Je ne dispose pas de chiffre précis mais il est évident que le taux de cauchemar continue d'augmenter. Il y a eu beaucoup plus de décès, beaucoup plus de familles éparpillées ou touchées par la maladie.
Y a-t-il un rêve spécifique lié à la pandémie ? Quel genre de cauchemars, quel genre d'histoires ?
On voit beaucoup de personnes âgées dans nos rêves. On rêve de situations dangereuses, violentes, frustrantes. La solitude due à l’éloignement social est aussi un rêve qui revient souvent.
Actuellement, quand nous regardons des films et nous voyons que les gens ne respectent pas les distances sociales, cela déclenche une alerte inconsciente.
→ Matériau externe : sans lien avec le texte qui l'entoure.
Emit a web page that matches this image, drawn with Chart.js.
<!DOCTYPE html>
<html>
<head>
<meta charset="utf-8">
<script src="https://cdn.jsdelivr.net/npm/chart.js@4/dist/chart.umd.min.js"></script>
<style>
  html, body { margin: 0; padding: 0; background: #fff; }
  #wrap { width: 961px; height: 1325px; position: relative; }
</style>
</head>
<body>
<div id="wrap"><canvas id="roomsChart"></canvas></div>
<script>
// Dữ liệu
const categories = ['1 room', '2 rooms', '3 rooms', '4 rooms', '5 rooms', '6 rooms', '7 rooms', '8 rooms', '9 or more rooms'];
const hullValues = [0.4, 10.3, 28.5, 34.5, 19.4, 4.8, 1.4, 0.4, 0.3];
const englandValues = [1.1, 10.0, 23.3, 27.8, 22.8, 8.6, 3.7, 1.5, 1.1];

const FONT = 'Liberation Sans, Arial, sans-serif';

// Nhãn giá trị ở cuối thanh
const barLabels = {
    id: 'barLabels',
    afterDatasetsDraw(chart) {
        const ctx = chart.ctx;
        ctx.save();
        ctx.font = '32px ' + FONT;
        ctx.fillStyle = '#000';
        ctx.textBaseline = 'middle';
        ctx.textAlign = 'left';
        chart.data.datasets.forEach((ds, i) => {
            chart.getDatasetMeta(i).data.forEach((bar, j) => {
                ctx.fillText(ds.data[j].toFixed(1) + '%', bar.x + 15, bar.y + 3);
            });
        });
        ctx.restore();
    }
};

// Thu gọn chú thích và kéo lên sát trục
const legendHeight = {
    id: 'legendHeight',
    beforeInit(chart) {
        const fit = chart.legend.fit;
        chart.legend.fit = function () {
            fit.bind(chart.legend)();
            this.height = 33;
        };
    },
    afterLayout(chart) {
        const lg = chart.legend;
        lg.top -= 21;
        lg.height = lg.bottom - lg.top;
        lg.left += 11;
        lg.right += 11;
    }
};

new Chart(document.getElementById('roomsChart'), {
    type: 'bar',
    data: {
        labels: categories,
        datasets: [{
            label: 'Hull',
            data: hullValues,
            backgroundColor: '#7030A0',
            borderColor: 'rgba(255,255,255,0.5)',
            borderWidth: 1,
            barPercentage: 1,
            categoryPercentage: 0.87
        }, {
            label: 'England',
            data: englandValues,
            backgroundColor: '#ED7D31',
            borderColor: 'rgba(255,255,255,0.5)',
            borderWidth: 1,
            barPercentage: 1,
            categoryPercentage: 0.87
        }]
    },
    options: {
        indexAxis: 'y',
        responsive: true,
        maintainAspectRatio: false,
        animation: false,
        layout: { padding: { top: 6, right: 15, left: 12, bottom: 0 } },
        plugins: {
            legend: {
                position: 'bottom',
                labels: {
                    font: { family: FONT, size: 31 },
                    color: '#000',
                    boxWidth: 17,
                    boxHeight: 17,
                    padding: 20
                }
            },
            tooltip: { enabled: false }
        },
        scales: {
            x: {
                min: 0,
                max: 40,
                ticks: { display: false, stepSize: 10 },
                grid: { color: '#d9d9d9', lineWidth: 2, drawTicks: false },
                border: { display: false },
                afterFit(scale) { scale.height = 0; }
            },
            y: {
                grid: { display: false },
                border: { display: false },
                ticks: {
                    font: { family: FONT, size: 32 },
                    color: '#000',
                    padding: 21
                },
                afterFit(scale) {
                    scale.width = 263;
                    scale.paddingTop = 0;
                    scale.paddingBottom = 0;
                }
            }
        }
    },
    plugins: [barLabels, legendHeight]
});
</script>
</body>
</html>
Et puis tu te rappelles que ce n'est qu'un film. Dans les rêves, nous pouvons aussi parfois avoir ce genre de moments de conscience quand nous réalisons que les gens ne sont pas distanciés.
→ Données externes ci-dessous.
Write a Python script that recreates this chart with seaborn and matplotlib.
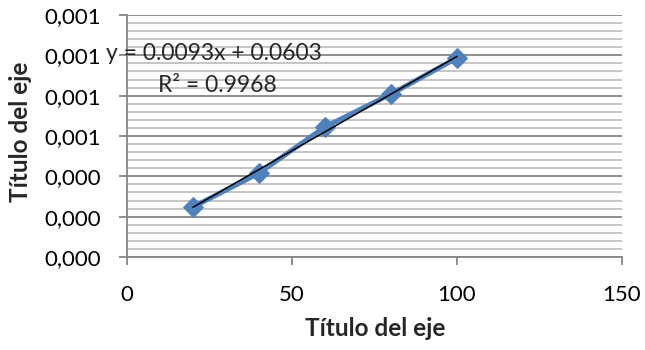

Il y a aussi beaucoup de rêves de manque de nourriture, surtout au début d'une pandémie lorsque les gens achètent, font des stocks. Il y avait une brève augmentation des rêves de nourriture.
Revenons à l'expérience du Musée de Londres. Pourquoi est-il si important d'avoir ce souvenir de ces rêves ? Comment pouvons-nous l'utiliser ?
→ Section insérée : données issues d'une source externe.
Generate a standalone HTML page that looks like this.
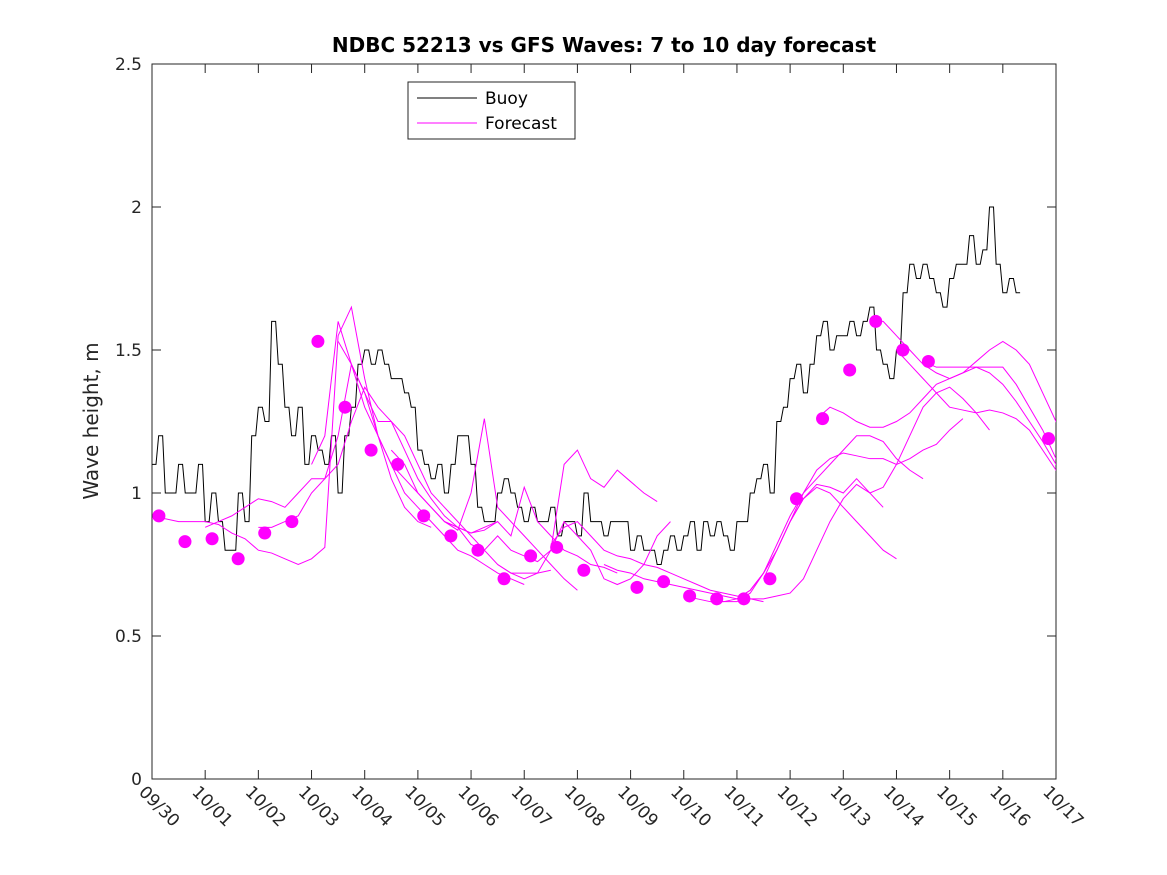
<!DOCTYPE html>
<html><head><meta charset="utf-8"><style>
html,body{margin:0;padding:0;background:#fff;}
svg{display:block;font-family:"DejaVu Sans","Liberation Sans",sans-serif;}
</style></head><body>
<svg id="chart" width="1167" height="875" viewBox="0 0 1167 875">
<defs><clipPath id="clip"><rect x="152" y="64" width="904" height="715"/></clipPath></defs>
<rect width="1167" height="875" fill="#fff"/>
<text x="604" y="52" text-anchor="middle" font-size="20" font-weight="bold" fill="#000">NDBC 52213 vs GFS Waves: 7 to 10 day forecast</text>
<text transform="translate(98,421) rotate(-90)" text-anchor="middle" font-size="20" fill="#262626">Wave height, m</text>
<g id="plot"></g>
<g>
<rect x="408" y="82" width="167" height="57" fill="#fff" stroke="#262626" stroke-width="1"/>
<line x1="417" y1="98" x2="477" y2="98" stroke="#000" stroke-width="1"/>
<text x="485" y="104" font-size="17" fill="#000">Buoy</text>
<line x1="417" y1="123" x2="477" y2="123" stroke="#f0f" stroke-width="1"/>
<text x="485" y="129" font-size="17" fill="#000">Forecast</text>
</g>
</svg>
<script>
const xTickLabels=["09/30","10/01","10/02","10/03","10/04","10/05","10/06","10/07","10/08","10/09","10/10","10/11","10/12","10/13","10/14","10/15","10/16","10/17"];
const yTicks=[0,0.5,1,1.5,2,2.5];
const yTickLabels=["0","0.5","1","1.5","2","2.5"];
const buoyStart=0, buoyStep=0.125;
const buoyValues=[
1.1,1.2,1.0,1.0,1.1,1.0,1.0,1.1,
0.9,1.0,0.9,0.8,0.8,1.0,0.9,1.2,
1.3,1.25,1.6,1.45,1.3,1.2,1.3,1.1,
1.2,1.15,1.1,1.2,1.0,1.2,1.3,1.45,
1.5,1.45,1.5,1.45,1.4,1.4,1.35,1.3,
1.15,1.1,1.05,1.1,1.0,1.1,1.2,1.2,
1.1,0.95,0.9,0.9,1.0,1.05,1.0,0.95,
0.9,0.95,0.9,0.9,0.95,0.85,0.9,0.9,
0.85,1.0,0.9,0.9,0.85,0.9,0.9,0.9,
0.8,0.85,0.8,0.8,0.75,0.8,0.85,0.8,
0.85,0.9,0.8,0.9,0.85,0.9,0.85,0.8,
0.9,0.9,1.0,1.05,1.1,1.0,1.25,1.3,
1.4,1.45,1.35,1.45,1.55,1.6,1.5,1.55,
1.55,1.6,1.55,1.6,1.65,1.5,1.45,1.4,
1.5,1.7,1.8,1.75,1.8,1.75,1.7,1.65,
1.75,1.8,1.8,1.9,1.8,1.85,2.0,1.8,
1.7,1.75,1.7];
const dotDays=[0.13,0.62,1.13,1.62,2.12,2.63,3.12,3.63,4.12,4.62,5.11,5.62,6.13,6.62,7.12,7.61,8.12,9.12,9.62,10.11,10.62,11.13,11.62,12.12,12.61,13.12,13.61,14.12,14.6,16.86];
const dotValues=[0.92,0.83,0.84,0.77,0.86,0.90,1.53,1.30,1.15,1.10,0.92,0.85,0.80,0.70,0.78,0.81,0.73,0.67,0.69,0.64,0.63,0.63,0.70,0.98,1.26,1.43,1.60,1.50,1.46,1.19];
const fcStep=0.25;
const fcStarts=[0,1,2,3,3.5,4.5,5.5,6.5,7.5,8.5,10,10.5,11,11.5,12.5,13.5,14,14.5];
const fc0=[0.91,0.91,0.9,0.9,0.9,0.89,0.86,0.84,0.8,0.79,0.77,0.75,0.77,0.81,1.55,1.65,1.4,1.2,1.05,0.95,0.9,0.88];
const fc1=[0.88,0.9,0.92,0.95,0.98,0.97,0.95,1.0,1.05,1.05,1.1,1.25,1.37,1.3,1.25,1.15,1.05,0.98,0.92,0.88,0.86,0.87,0.9];
const fc2=[0.88,0.88,0.9,0.92,1.0,1.05,1.2,1.45,1.35,1.2,1.1,1.0,0.95,0.9,0.85,0.8,0.78,0.75,0.72,0.7,0.68];
const fc3=[1.1,1.2,1.6,1.45,1.35,1.25,1.25,1.2,1.1,1.0,0.95,0.9,0.85,0.8,0.75,0.72,0.72,0.72,0.73];
const fc4=[1.53,1.45,1.3,1.2,1.1,1.05,1.0,0.95,0.9,0.87,1.0,1.26,0.95,0.9,0.85,0.8,0.75,0.7,0.66];
const fc5=[1.15,1.1,1.0,0.95,0.9,0.88,0.86,0.88,0.9,0.85,1.02,0.9,0.85,0.8,0.78,0.75,0.74,0.72];
const fc6=[0.9,0.88,0.82,0.8,0.85,0.8,0.78,0.76,0.8,0.9,0.85,0.8,0.7,0.68,0.7,0.75,0.85,0.9];
const fc7=[0.75,0.72,0.7,0.72,0.8,1.1,1.15,1.05,1.02,1.08,1.04,1.0,0.97];
const fc8=[0.82,0.88,0.9,0.85,0.8,0.78,0.77,0.75,0.74,0.72,0.7,0.68,0.66,0.65,0.64,0.63,0.62];
const fc9=[0.75,0.73,0.72,0.7,0.69,0.68,0.67,0.66,0.65,0.64,0.63,0.63,0.63,0.64,0.65,0.7,0.8,0.9,0.98,1.03,1.0,0.95];
const fc10=[0.64,0.63,0.62,0.62,0.63,0.66,0.72,0.8,0.9,0.98,1.02,1.0,0.95,0.9,0.85,0.8,0.77];
const fc11=[0.63,0.62,0.62,0.65,0.72,0.82,0.92,1.0,1.05,1.1,1.15,1.2,1.2,1.18,1.12,1.08,1.05];
const fc12=[0.63,0.66,0.72,0.8,0.9,1.0,1.08,1.12,1.14,1.13,1.12,1.12,1.1,1.12,1.15,1.17,1.22,1.26];
const fc13=[0.7,0.8,0.9,0.98,1.03,1.02,1.0,1.05,1.0,1.02,1.1,1.2,1.3,1.35,1.37,1.33,1.28,1.22];
const fc14=[1.26,1.3,1.28,1.25,1.23,1.23,1.25,1.28,1.33,1.38,1.4,1.42,1.44,1.44,1.44,1.38,1.3,1.22,1.12,1.05];
const fc15=[1.6,1.6,1.55,1.5,1.45,1.42,1.4,1.42,1.46,1.5,1.53,1.5,1.45,1.35,1.25,1.15,1.05];
const fc16=[1.5,1.45,1.4,1.35,1.3,1.29,1.28,1.29,1.28,1.26,1.22,1.15,1.08,1.0];
const fc17=[1.46,1.44,1.44,1.44,1.44,1.42,1.38,1.32,1.25,1.18,1.1,1.0];
const fcValues=[fc0,fc1,fc2,fc3,fc4,fc5,fc6,fc7,fc8,fc9,fc10,fc11,fc12,fc13,fc14,fc15,fc16,fc17];

const L=152,R=1056,T=64,B=779,DAYS=17,YMAX=2.5;
function xs(d){return L+(R-L)*d/DAYS;}
function ys(v){return B-(B-T)*v/YMAX;}
const NS="http://www.w3.org/2000/svg";
const plot=document.getElementById('plot');
function mk(tag,attrs,parent){const e=document.createElementNS(NS,tag);for(const k in attrs)e.setAttribute(k,attrs[k]);(parent||plot).appendChild(e);return e;}

const box=mk('rect',{x:L,y:T,width:R-L,height:B-T,fill:'none',stroke:'#262626','stroke-width':1});



xTickLabels.forEach((lab,i)=>{
  const x=xs(i);
  const t1=mk('line',{x1:x,y1:B,x2:x,y2:B-9,stroke:'#262626'});
  
  
  const t2=mk('line',{x1:x,y1:T,x2:x,y2:T+9,stroke:'#262626'});
  
  
  const tx=mk('text',{transform:`translate(${x-14},${B+14}) rotate(45)`,'font-size':17,fill:'#262626'});
  
  
  tx.textContent=lab;
});
yTicks.forEach((v,i)=>{
  const y=ys(v);
  const t1=mk('line',{x1:L,y1:y,x2:L+9,y2:y,stroke:'#262626'});
  
  
  const t2=mk('line',{x1:R,y1:y,x2:R-9,y2:y,stroke:'#262626'});
  
  
  const tx=mk('text',{x:L-10,y:y+6,'text-anchor':'end','font-size':17,fill:'#262626'});
  
  
  tx.textContent=yTickLabels[i];
});

const g=mk('g',{'clip-path':'url(#clip)'});



let bd='';
buoyValues.forEach((v,i)=>{
  const x0=xs(buoyStart+i*buoyStep),x1=xs(buoyStart+(i+0.6)*buoyStep),y=ys(v);
  bd+=(i===0?'M':'L')+x0+','+y+'L'+x1+','+y;
});
const bp=mk('path',{d:bd,fill:'none',stroke:'#000','stroke-width':1},g);



fcValues.forEach((arr,k)=>{
  const d=arr.map((v,i)=>(i?'L':'M')+xs(fcStarts[k]+i*fcStep)+','+ys(v)).join('');
  const p=mk('path',{d:d,fill:'none',stroke:'#f0f','stroke-width':1},g);
  
  
});

dotDays.forEach((d,i)=>{
  const c=mk('circle',{cx:xs(d),cy:ys(dotValues[i]),r:6.5,fill:'#f0f'});
  
  
});
</script>
</body></html>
Du point de vue de la recherche, les gens étudient comment l'isolement affecte notre bien-être mental et nos sentiments, nos émotions. Un collègue en Finlande a fait ces études sur l'éloignement social lorsque nous avons fait l'expérience d'envoyer des participants dans des îles isolées et de les laisser vivre seuls pendant une semaine ou deux. Et puis nous avons étudié comment cela affecte leurs rêves. Et actuellement, cela se passe sans avoir besoin d'envoyer quelqu'un vers des îles lointaines. Il s'agit donc de données uniques.
Nous ne savons pas pour le moment comment ces données seront utilisées à l'avenir et ce que les artistes, les scientifiques ou les professionnels de la santé mentale en tireront. Mais cela fournira un aperçu profond de notre conscience et des processus inconscients dans notre esprit.
Pouvons-nous, par exemple, nous dire dans notre "vie éveillée" : "Je ne suis pas inquiet de la crise du Covid" et passer nos nuits à en rêver ?
Oui, bien sûr. Dans ce cas, les rêves révèlent nos "pensées supprimées". Même si consciemment nous ne réalisons pas quelque chose, il peut toujours sortir dans les rêves mais pas seulement dans les rêves, dans d'autres vies situations, dans les choix que nous faisons, dans la façon dont nous gérons nos émotions.
Comment les rêves affectent-ils notre vie éveillée ?
Cela va dans les deux sens en fait. Nous avons tendance à rêver de ce qui s'est passé la veille. Il est possible que la nuit prochaine, je rêve de cette interview. Et si nous faisons un très mauvais rêve, nous nous réveillons avec de l’anxiété et on se sent perturbé. Cela peut ensuite durer pendant plusieurs heures.